— begin Given records —
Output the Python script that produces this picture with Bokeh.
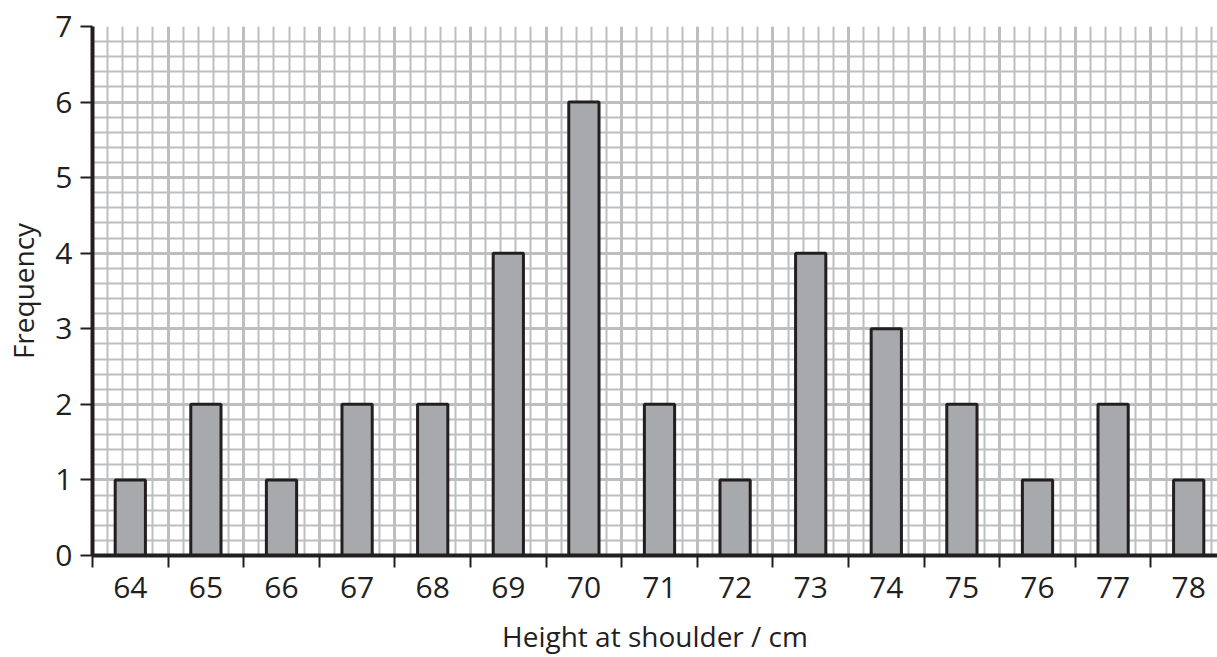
import numpy as np
from bokeh.plotting import figure
from bokeh.models import Range1d, FixedTicker
from bokeh.embed import file_html
from bokeh.resources import INLINE

# ---- data ----
heights = [64, 65, 66, 67, 68, 69, 70, 71, 72, 73, 74, 75, 76, 77, 78]
frequency = [1, 2, 1, 2, 2, 4, 6, 2, 1, 4, 3, 2, 1, 2, 1]
y_ticks = [0, 1, 2, 3, 4, 5, 6, 7]

DARK = "#231f20"
GRID = "#bcbec0"
BAR = "#a7a9ac"
FONT = "Open Sans"

x_start = heights[0] - 0.5
x_end = x_start + 1125 / 75.6

p = figure(width=1217, height=657, output_backend="svg", toolbar_location=None,
           x_range=Range1d(x_start, x_end), y_range=Range1d(0, 7),
           min_border_left=92, min_border_right=0, min_border_top=26, min_border_bottom=100)
p.outline_line_color = None
p.background_fill_color = "white"

boundaries = [h - 0.5 for h in heights] + [heights[-1] + 0.5]
x_fine = list(np.round(np.arange(x_start, heights[-1] + 0.6, 0.2), 3))
y_fine = list(np.round(np.arange(0, 7.01, 0.2), 3))

# grid
p.xgrid.ticker = FixedTicker(ticks=boundaries, minor_ticks=x_fine)
p.ygrid.ticker = FixedTicker(ticks=y_ticks, minor_ticks=y_fine)
for g in (p.xgrid, p.ygrid):
    g.grid_line_color = GRID
    g.grid_line_width = 3
    g.minor_grid_line_color = GRID
    g.minor_grid_line_width = 2

# bars
p.vbar(x=heights, top=frequency, width=0.4, bottom=0,
       fill_color=BAR, line_color=DARK, line_width=3)

# x axis
xa = p.xaxis[0]
xa.ticker = FixedTicker(ticks=heights, minor_ticks=boundaries)
xa.major_tick_line_color = None
xa.major_tick_out = 12
xa.major_tick_in = 0
xa.minor_tick_line_color = DARK
xa.minor_tick_line_width = 2
xa.minor_tick_out = 12
xa.minor_tick_in = 0
xa.axis_line_color = DARK
xa.axis_line_width = 4
xa.major_label_text_font = FONT
xa.major_label_text_font_size = "30px"
xa.major_label_text_color = DARK
xa.major_label_standoff = 9
xa.axis_label = "Height at shoulder / cm"
xa.axis_label_text_font = FONT
xa.axis_label_text_font_size = "28px"
xa.axis_label_text_font_style = "normal"
xa.axis_label_text_color = DARK
xa.axis_label_standoff = 16

# y axis
ya = p.yaxis[0]
ya.ticker = FixedTicker(ticks=y_ticks, minor_ticks=[])
ya.major_tick_line_color = DARK
ya.major_tick_line_width = 2
ya.major_tick_out = 12
ya.major_tick_in = 0
ya.minor_tick_line_color = None
ya.axis_line_color = DARK
ya.axis_line_width = 4
ya.major_label_text_font = FONT
ya.major_label_text_font_size = "30px"
ya.major_label_text_color = DARK
ya.major_label_standoff = 8
ya.axis_label = "Frequency"
ya.axis_label_text_font = FONT
ya.axis_label_text_font_size = "28px"
ya.axis_label_text_font_style = "normal"
ya.axis_label_text_color = DARK
ya.axis_label_standoff = 10

open("out.html", "w").write(file_html(p, INLINE))
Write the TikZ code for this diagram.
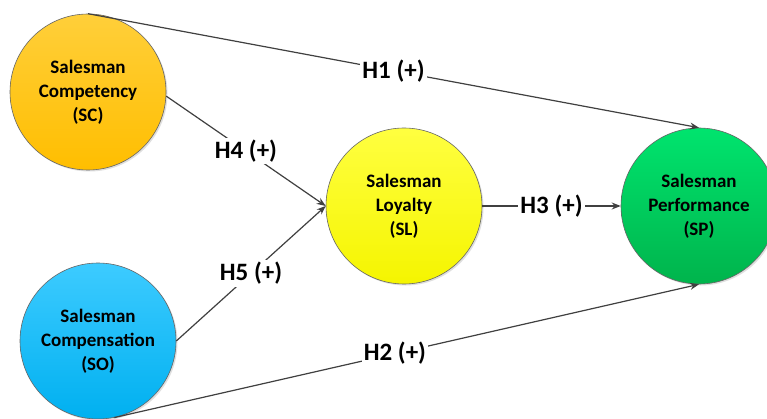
\documentclass[tikz,border=0pt]{standalone}
\usepackage{fontspec}
\setmainfont{Carlito}
\usetikzlibrary{arrows.meta,shadows}
\definecolor{edgegray}{HTML}{404040}
\definecolor{scTop}{HTML}{FFCF3A}
\definecolor{scBot}{HTML}{FFBE00}
\definecolor{soTop}{HTML}{3DCBFF}
\definecolor{soBot}{HTML}{00B0F0}
\definecolor{slTop}{HTML}{FFFF40}
\definecolor{slBot}{HTML}{F5F500}
\definecolor{spTop}{HTML}{00E46E}
\definecolor{spBot}{HTML}{00B44C}
\tikzset{
  construct/.style={circle, draw=black!60, line width=0.6pt, minimum size=156pt, inner sep=0pt,
    align=center, font=\fontsize{19}{24}\selectfont\bfseries,
    drop shadow={shadow xshift=1.5pt, shadow yshift=-1.5pt, opacity=0.25}},
  path/.style={draw=edgegray, line width=1.2pt, -{Stealth[length=9pt,width=7pt]}},
  hyp/.style={fill=white, inner sep=2pt, font=\fontsize{25}{28}\selectfont\bfseries, text=black},
}
\begin{document}
\begin{tikzpicture}[x=1pt,y=-1pt]
\useasboundingbox (0,0) rectangle (767,419);
\fill[white] (0,0) rectangle (767,419);
\node[construct, top color=scTop, bottom color=scBot] (SC) at (88,92) {Salesman\\Competency\\(SC)};
\node[construct, top color=soTop, bottom color=soBot] (SO) at (98,341) {Salesman\\Compensation\\(SO)};
\node[construct, top color=slTop, bottom color=slBot] (SL) at (404,206) {Salesman\\Loyalty\\(SL)};
\node[construct, top color=spTop, bottom color=spBot] (SP) at (699,206) {Salesman\\Performance\\(SP)};
\draw[path] (SC.north) -- node[hyp] {H1 (+)} (SP.north);
\draw[path] (SC.-3) -- node[hyp] {H4 (+)} (SL.west);
\draw[path] (SO.east) -- node[hyp] {H5 (+)} (SL.west);
\draw[path] (SL.east) -- node[hyp] {H3 (+)} (SP.west);
\draw[path] (SO.-78) -- node[hyp, pos=0.48] {H2 (+)} (SP.south);
\end{tikzpicture}
\end{document}
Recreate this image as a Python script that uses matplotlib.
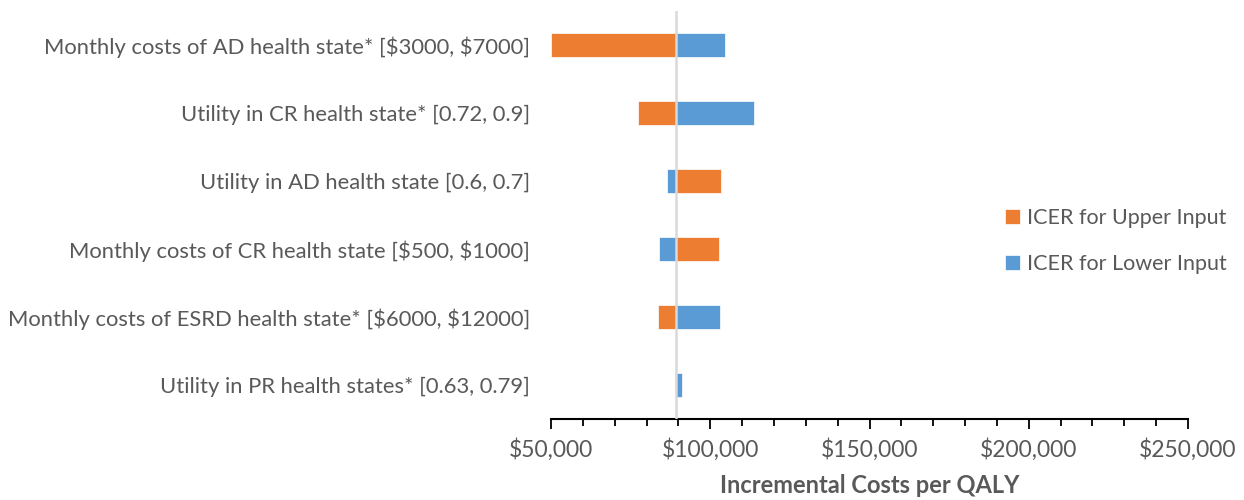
import matplotlib
matplotlib.use("Agg")
import matplotlib.pyplot as plt
from matplotlib.ticker import FuncFormatter, MultipleLocator

categories = [
    "Monthly costs of AD health state* [\\$3000, \\$7000]",
    "Utility in CR health state* [0.72, 0.9]",
    "Utility in AD health state [0.6, 0.7]",
    "Monthly costs of CR health state [\\$500, \\$1000]",
    "Monthly costs of ESRD health state* [\\$6000, \\$12000]",
    "Utility in PR health states* [0.63, 0.79]",
]
icer_upper = [50000, 77200, 103400, 102900, 83700, 88800]
icer_lower = [104500, 113600, 86400, 84000, 103200, 91000]
base_icer = 89200
series_names = ["ICER for Upper Input", "ICER for Lower Input"]

orange = "#ED7D31"
blue = "#5B9BD5"
grey = "#595959"

plt.rcParams['font.family'] = ['Lato', 'DejaVu Sans']

fig = plt.figure(figsize=(12.44, 5.0), dpi=100)
ax = fig.add_axes([551/1244, 81/500, (1188-551)/1244, (419-11)/500])

y = list(range(len(categories)))
h = 0.35
b1 = ax.barh(y, [u - base_icer for u in icer_upper], left=base_icer, height=h,
             color=orange, edgecolor="white", linewidth=0.5, label=series_names[0], zorder=2)
b2 = ax.barh(y, [l - base_icer for l in icer_lower], left=base_icer, height=h,
             color=blue, edgecolor="white", linewidth=0.5, label=series_names[1], zorder=2)
ax.axvline(base_icer, color="#D9D9D9", linewidth=1.8, zorder=3)

ax.set_xlim(50000, 250000)
ax.set_ylim(len(categories) - 0.5, -0.5)
ax.set_yticks(y)
ax.set_yticklabels(categories, fontsize=15.8, color=grey)
ax.tick_params(axis='y', length=0, pad=15)

ax.xaxis.set_major_locator(MultipleLocator(50000))
ax.xaxis.set_minor_locator(MultipleLocator(10000))
ax.xaxis.set_major_formatter(FuncFormatter(lambda v, p: f"\\${v:,.0f}"))
ax.tick_params(axis='x', which='major', length=7, width=1.3, labelsize=16.5, labelcolor=grey, pad=7, color='black')
ax.tick_params(axis='x', which='minor', length=5, width=1.3, color='black')
for s in ['top', 'right', 'left']:
    ax.spines[s].set_visible(False)
ax.spines['bottom'].set_linewidth(1.5)
ax.spines['bottom'].set_color('black')
ax.set_xlabel("Incremental Costs per QALY", fontsize=17, fontweight='bold', color=grey, labelpad=9)

fig.legend(handles=[b1, b2], labels=series_names, loc='center left',
           bbox_to_anchor=(986/1244, 1 - 241/500), frameon=False,
           fontsize=15.5, labelcolor=grey, handlelength=0.7, handleheight=0.7,
           handletextpad=0.3, labelspacing=1.2)

fig.savefig("out.png", dpi=100)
— end Given records —
**What you are asked to do**
Repeat exactly the lines above, from the line that contains "Recreate this image" down through the line that contains "ax.tick_params(axis='y', length=0, pad=15)". Include both of those lines and none of the pictures.

**Completed exercise**
Recreate this image as a Python script that uses matplotlib.
import matplotlib
matplotlib.use("Agg")
import matplotlib.pyplot as plt
from matplotlib.ticker import FuncFormatter, MultipleLocator

categories = [
    "Monthly costs of AD health state* [\\$3000, \\$7000]",
    "Utility in CR health state* [0.72, 0.9]",
    "Utility in AD health state [0.6, 0.7]",
    "Monthly costs of CR health state [\\$500, \\$1000]",
    "Monthly costs of ESRD health state* [\\$6000, \\$12000]",
    "Utility in PR health states* [0.63, 0.79]",
]
icer_upper = [50000, 77200, 103400, 102900, 83700, 88800]
icer_lower = [104500, 113600, 86400, 84000, 103200, 91000]
base_icer = 89200
series_names = ["ICER for Upper Input", "ICER for Lower Input"]

orange = "#ED7D31"
blue = "#5B9BD5"
grey = "#595959"

plt.rcParams['font.family'] = ['Lato', 'DejaVu Sans']

fig = plt.figure(figsize=(12.44, 5.0), dpi=100)
ax = fig.add_axes([551/1244, 81/500, (1188-551)/1244, (419-11)/500])

y = list(range(len(categories)))
h = 0.35
b1 = ax.barh(y, [u - base_icer for u in icer_upper], left=base_icer, height=h,
             color=orange, edgecolor="white", linewidth=0.5, label=series_names[0], zorder=2)
b2 = ax.barh(y, [l - base_icer for l in icer_lower], left=base_icer, height=h,
             color=blue, edgecolor="white", linewidth=0.5, label=series_names[1], zorder=2)
ax.axvline(base_icer, color="#D9D9D9", linewidth=1.8, zorder=3)

ax.set_xlim(50000, 250000)
ax.set_ylim(len(categories) - 0.5, -0.5)
ax.set_yticks(y)
ax.set_yticklabels(categories, fontsize=15.8, color=grey)
ax.tick_params(axis='y', length=0, pad=15)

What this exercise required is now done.